I'd never heard of it. I saw it was published in 2001, a time when I was not--as I recall it--living under a rock. I bought the book from Amazon and when the paperback arrived I noticed that the first pages were filled with beautiful words of support and praise for the novel.
The story is told from the perspective of a boy in North Dakota who has a sweet precocious sister a few years older, and a several years older brother. Their dad is a single parent who had a revelation while studying to be a doctor. The revelation was such that he quit studying to be a doctor and became a janitor. At that point his wife fled to Minneapolis. All this is background. Then something happens which causes the older brother to escape and the rest of the remaining family to try and find him.
Much of this book refers to the power of a superior being and the value of praying to that superior being. The father prays a good deal after his epiphany which had him leave the world of medicine. Very early in the book we read of another event that seems miraculous and a result of some super being's hand.
The story is engaging in parts. Reuben is the boy narrator and he can turn a phrase. His sister Swede is nothing short of delicious and the Dad, a wonderful man, and endearing. This said the book did not do it for me in the same way it did it for others.
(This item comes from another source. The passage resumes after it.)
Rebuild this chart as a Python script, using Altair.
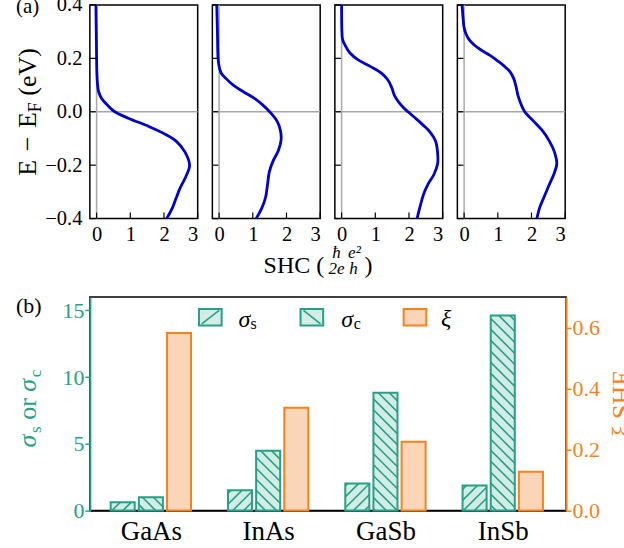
import altair as alt
import pandas as pd
import numpy as np

FONT = "Liberation Serif"
BLUE = "#0000cc"
GRAY = "#a8a8a8"
TEAL = "#26a086"
LTEAL = "#d3ede6"
ORANGE = "#f5821f"
LORANGE = "#fbd5b7"

MATERIALS = ["GaAs", "InAs", "GaSb", "InSb"]

# ---- panel (a): SHC (hbar/2e e^2/h) versus E - E_F (eV)
E_GAAS = [0.40, 0.30, 0.20, 0.14, 0.10, 0.075, 0.05, 0.025, 0.0, -0.025, -0.055, -0.085,
          -0.11, -0.15, -0.20, -0.245, -0.285, -0.32, -0.36, -0.40]
SHC_GAAS = [-0.02, -0.01, 0.0, 0.01, 0.03, 0.06, 0.15, 0.32, 0.54, 0.96, 1.55, 2.05,
            2.36, 2.62, 2.76, 2.64, 2.48, 2.37, 2.25, 2.08]

E_INAS = [0.40, 0.30, 0.20, 0.17, 0.145, 0.125, 0.10, 0.075, 0.05, 0.025, 0.0, -0.035,
          -0.07, -0.105, -0.145, -0.185, -0.225, -0.27, -0.32, -0.36, -0.40]
SHC_INAS = [-0.07, -0.05, -0.03, 0.0, 0.06, 0.2, 0.42, 0.72, 1.05, 1.3, 1.5, 1.72,
            1.82, 1.84, 1.76, 1.6, 1.49, 1.44, 1.38, 1.27, 1.1]

E_GASB = [0.40, 0.30, 0.27, 0.245, 0.22, 0.195, 0.17, 0.145, 0.12, 0.09, 0.06, 0.035,
          0.015, 0.0, -0.025, -0.05, -0.075, -0.11, -0.155, -0.195, -0.235, -0.27,
          -0.31, -0.35, -0.40]
SHC_GASB = [0.0, 0.01, 0.03, 0.12, 0.25, 0.48, 0.85, 1.18, 1.37, 1.49, 1.57, 1.7,
            1.84, 1.97, 2.2, 2.42, 2.62, 2.79, 2.85, 2.85, 2.74, 2.57, 2.43, 2.34, 2.24]

E_INSB = [0.40, 0.35, 0.315, 0.29, 0.27, 0.25, 0.23, 0.21, 0.19, 0.17, 0.15, 0.125,
          0.095, 0.06, 0.025, 0.0, -0.035, -0.07, -0.11, -0.15, -0.195, -0.235, -0.275,
          -0.32, -0.36, -0.40]
SHC_INSB = [-0.06, -0.03, 0.0, 0.06, 0.15, 0.3, 0.52, 0.78, 1.0, 1.2, 1.36, 1.47,
            1.54, 1.6, 1.7, 1.8, 2.06, 2.32, 2.53, 2.68, 2.75, 2.66, 2.52, 2.37, 2.24, 2.16]

X_TICKS_A = [0, 1, 2, 3]
Y_TICKS_A = [-0.4, -0.2, 0.0, 0.2, 0.4]

# ---- panel (b)
SIGMA_S = [0.62, 1.52, 2.04, 1.89]
SIGMA_C = [1.0, 4.49, 8.83, 14.62]
XI = [0.582, 0.337, 0.226, 0.127]
Y_TICKS_L = [0, 5, 10, 15]
Y_TICKS_R = [0.0, 0.2, 0.4, 0.6]

ONE = pd.DataFrame({"o": [0]})


def txt(s, x, y, size, color="black", style="normal", angle=0, align="left",
        baseline="alphabetic"):
    return alt.Chart(ONE).mark_text(
        text=s, fontSize=size, fontStyle=style, angle=angle, align=align,
        baseline=baseline, color=color, font=FONT
    ).encode(x=alt.value(x), y=alt.value(y))


# approximate advance widths (em) of Times-metric glyphs, for composing titles
ADV = {"E": 0.611, " ": 0.25, "\u2212": 0.564, "F": 0.556, "(": 0.333, ")": 0.333,
       "e": 0.444, "V": 0.722, "o": 0.5, "r": 0.333, "s": 0.389, "c": 0.444,
       "\u03c3": 0.56, "_": 0.33}


def width(s, size):
    return sum(ADV.get(ch, 0.5) for ch in s) * size


def rotated_title(pieces, xb, ybottom, color):
    """pieces: (text, size, style, shift) reading bottom-to-top; '_' is a math gap."""
    layers = []
    y = ybottom
    for s, size, style, shift in pieces:
        lead = len(s) - len(s.lstrip(" _"))
        y0 = y - width(s[:lead], size)
        body = s.strip(" _")
        if body:
            layers.append(txt(body, xb + shift, y0, size, color=color, style=style,
                              angle=270))
        y -= width(s, size)
    return layers


# ---------------- top row ----------------
PW, PH = 108, 214
xa = alt.Scale(domain=[-0.2, 3.0], nice=False, zero=False)
ya = alt.Scale(domain=[-0.4, 0.4], nice=False, zero=False)


def panel(i, E, S):
    df = pd.DataFrame({"E": E, "SHC": S, "k": list(range(len(E)))})
    zero = pd.DataFrame({"v": [0.0]})
    xt = pd.DataFrame({"t": X_TICKS_A})
    yt = pd.DataFrame({"t": Y_TICKS_A})
    xaxis = alt.Axis(values=X_TICKS_A, labelFontSize=20.5, labelPadding=6, ticks=False,
                     tickSize=0, domain=False, grid=False, title=None, labelFont=FONT)
    if i == 0:
        yaxis = alt.Axis(values=Y_TICKS_A, format=".1f", labelFontSize=20.5,
                         labelPadding=8, ticks=False, tickSize=0, domain=False,
                         grid=False, title=None, labelFont=FONT)
    else:
        yaxis = None
    hline = alt.Chart(zero).mark_rule(color=GRAY, strokeWidth=1.5).encode(
        y=alt.Y("v:Q", scale=ya, axis=yaxis))
    vline = alt.Chart(zero).mark_rule(color=GRAY, strokeWidth=1.5).encode(
        x=alt.X("v:Q", scale=xa, axis=xaxis))
    line = alt.Chart(df).mark_line(color=BLUE, strokeWidth=2.8,
                                   interpolate="catmull-rom").encode(
        x=alt.X("SHC:Q", scale=xa, axis=xaxis),
        y=alt.Y("E:Q", scale=ya, axis=yaxis),
        order="k:Q")
    xtick = alt.Chart(xt).mark_rule(color="black", strokeWidth=1.2).encode(
        x=alt.X("t:Q", scale=xa, axis=xaxis), y=alt.value(PH), y2=alt.value(PH - 6))
    ytick = alt.Chart(yt).mark_rule(color="black", strokeWidth=1.2).encode(
        y=alt.Y("t:Q", scale=ya, axis=yaxis), x=alt.value(0), x2=alt.value(6))
    layers = [hline, vline, line, xtick, ytick]
    if i == 0:
        layers.append(txt("(a)", -74, 8.5, 21))
        layers += rotated_title(
            [("E", 26, "normal", 0), ("_\u2212_", 26, "normal", 0),
             ("E", 26, "normal", 0), ("F", 18, "normal", 5),
             (" (eV)", 26, "normal", 0)], -54, 171, "black")
        # SHC (hbar/2e  e^2/h)
        layers.append(txt("SHC (", 174, 269, 24))
        layers.append(txt("\u0127", 247, 253.5, 17, style="italic", align="center"))
        layers.append(txt("2e", 247, 269.5, 17, style="italic", align="center"))
        layers.append(txt("e\u00b2", 265, 253.5, 17, style="italic", align="center"))
        layers.append(txt("h", 264, 269.5, 17, style="italic", align="center"))
        layers.append(txt(")", 275, 269, 24))
    return alt.layer(*layers).properties(width=PW, height=PH)


top = alt.hconcat(
    panel(0, E_GAAS, SHC_GAAS), panel(1, E_INAS, SHC_INAS),
    panel(2, E_GASB, SHC_GASB), panel(3, E_INSB, SHC_INSB),
    spacing=14.7, bounds="flush")

# ---------------- bottom chart ----------------
BW, BH = 477, 214
XMIN, XMAX = -0.52, 3.54
xb = alt.Scale(domain=[XMIN, XMAX], nice=False, zero=False)
yl = alt.Scale(domain=[0, 16], nice=False, zero=False)
yr = alt.Scale(domain=[0, 0.7], nice=False, zero=False)
OFFSET = {"s": -0.24, "c": 0.0, "xi": 0.24}
HALF = 0.1025

rows = []
for i, m in enumerate(MATERIALS):
    for key, vals in (("s", SIGMA_S), ("c", SIGMA_C), ("xi", XI)):
        rows.append({"material": m, "series": key, "value": vals[i], "base": 0.0,
                     "xl": i + OFFSET[key] - HALF, "xr": i + OFFSET[key] + HALF})
bars = pd.DataFrame(rows)
sig = bars[bars.series != "xi"]
xi = bars[bars.series == "xi"]

# hatch lines (drawn in pixel space at 45 degrees, converted back to data units)
SX = BW / (XMAX - XMIN)
SY = BH / 16.0
D = 11.0
hrows = []
for _, r in sig.iterrows():
    pl, pr, pt = (r.xl - XMIN) * SX, (r.xr - XMIN) * SX, r.value * SY
    if r.series == "s":
        for k in range(int(np.floor(-pr / D)) - 1, int(np.ceil((pt - pl) / D)) + 2):
            c = k * D
            lo, hi = max(pl, -c), min(pr, pt - c)
            if hi - lo > 0.4:
                hrows.append((lo, lo + c, hi, hi + c))
    else:
        for k in range(int(np.floor(pl / D)) - 1, int(np.ceil((pr + pt) / D)) + 2):
            c = k * D
            lo, hi = max(pl, c - pt), min(pr, c)
            if hi - lo > 0.4:
                hrows.append((lo, c - lo, hi, c - hi))
hatch = pd.DataFrame([{"hx1": XMIN + a / SX, "hy1": b / SY, "hx2": XMIN + c / SX,
                       "hy2": d / SY} for a, b, c, d in hrows])

xaxis_b = alt.Axis(values=[0, 1, 2, 3], labelExpr=f"{MATERIALS}[datum.value]",
                   labelFontSize=27, labelPadding=8, ticks=False, tickSize=0,
                   domain=True, domainColor="black", domainWidth=1.5, grid=False,
                   title=None, labelFont=FONT, labelColor="black")
laxis = alt.Axis(orient="left", values=Y_TICKS_L, labelColor=TEAL, tickColor=TEAL,
                 domainColor=TEAL, domainWidth=2, tickWidth=1.5, tickSize=5,
                 labelPadding=1, labelFontSize=22, grid=False, title=None, labelFont=FONT)
raxis = alt.Axis(orient="right", values=Y_TICKS_R, format=".1f", labelColor=ORANGE,
                 tickColor=ORANGE, domainColor=ORANGE, domainWidth=2, tickWidth=1.5,
                 tickSize=5, labelPadding=1, labelFontSize=22, grid=False, title=None,
                 labelFont=FONT)

sig_rect = alt.Chart(sig).mark_rect(fill=LTEAL, stroke=TEAL, strokeWidth=2).encode(
    x=alt.X("xl:Q", scale=xb, axis=xaxis_b), x2="xr",
    y=alt.Y("value:Q", scale=yl, axis=laxis), y2="base")
hatch_rule = alt.Chart(hatch).mark_rule(color=TEAL, strokeWidth=1.6).encode(
    x=alt.X("hx1:Q", scale=xb, axis=xaxis_b), x2="hx2",
    y=alt.Y("hy1:Q", scale=yl, axis=laxis), y2="hy2")


def swatch(x1, x2, fill, stroke):
    return alt.Chart(ONE).mark_rect(fill=fill, stroke=stroke, strokeWidth=2).encode(
        x=alt.value(x1), x2=alt.value(x2), y=alt.value(12), y2=alt.value(28.7))


def seg(x1, y1, x2, y2):
    return alt.Chart(ONE).mark_rule(color=TEAL, strokeWidth=1.6).encode(
        x=alt.value(x1), x2=alt.value(x2), y=alt.value(y1), y2=alt.value(y2))


deco = [
    swatch(109.3, 132, LTEAL, TEAL), seg(112, 27, 129.5, 13.5),
    txt("\u03c3", 149, 29.7, 24, style="italic"), txt("s", 161, 32, 16),
    swatch(211, 233.7, LTEAL, TEAL), seg(214, 13.5, 231, 27),
    txt("\u03c3", 251.7, 29.7, 24, style="italic"), txt("c", 264.3, 32, 16),
    swatch(314.3, 337, LORANGE, ORANGE),
    txt("\u03be", 351.7, 28.7, 24, style="italic"),
    txt("(b)", -74, 15.7, 22),
]
deco += rotated_title(
    [("\u03c3", 26, "italic", 0), ("s", 17, "normal", 5), (" or ", 26, "normal", 0),
     ("\u03c3", 26, "italic", 0), ("c", 17, "normal", 5)], -54, 150.7, TEAL)

left = alt.layer(sig_rect, hatch_rule, *deco)

xi_rect = alt.Chart(xi).mark_rect(fill=LORANGE, stroke=ORANGE, strokeWidth=2).encode(
    x=alt.X("xl:Q", scale=xb, axis=xaxis_b), x2="xr",
    y=alt.Y("value:Q", scale=yr, axis=raxis), y2="base")
xi_title = txt("\u03be SHE", 541, 106.7, 26, color=ORANGE, angle=270, align="center")
right = alt.layer(xi_rect, xi_title)

bottom = alt.layer(left, right).resolve_scale(y="independent").properties(
    width=BW, height=BH)

chart = alt.vconcat(top, bottom, spacing=13.5).properties(
    padding={"left": 14, "top": -6.5, "right": -12, "bottom": 0}
).configure(font=FONT).configure_view(stroke="black", strokeWidth=1.5)

chart.save("out.html", embed_options={"renderer": "svg", "actions": False})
I imagine the story is meant to be fantastic (in the sense of a fantasy) and not literal. Still too many parts of the plot don't fit and one character's whereabouts at the end ought to be a matter of concern and does not seem to be. Swede, Reuben, and Davy (the older brother) do not appear to be as bruised by their mother's fleeing as you would think they would be (though there is a reference to such bruising). The mother, despite some serious ongoings with her children, does not factor into the events. The story is set in 1962 and there appears to be a lot of wild west in it, even for North Dakota. Lots of folks on horseback and very remote towns. The remote towns would make sense in this part of the country, but not sure the absence of modernity. The Cuban Missile Crisis was 1962. John Glenn had already orbited the earth.
And then there is the suggestion throughout that a super being had a hand in the events, not so much predestination, but a responsiveness to prayer. I think this is dangerous stuff. I think we pray, if we do, to help ourselves feel whole and conduct ourselves respectful of the others in our universe--with sensitivity and love. I don't think we pray to get us out of a jam or even help us see the light to a right decision. By feeling and being centered and sound, which may come from prayer--if one is a prayer--that might help one make decisions. But suggesting that there is merit in asking the Lord for directions is dangerous stuff. We have to make our own choices when we come to the fork.
I had the book on my desk at work while I was reading it. Two colleagues noticed it during that time and told me what a great book it was. I liked Peace Like a River, but can't recommend it as effusively. I had no problem putting it down. I am glad I read it to get to know Swede, the sister, and to read about rural North Dakota (even if it seemed more like 1862 than 1962). But the book would not be any where near my top ten list.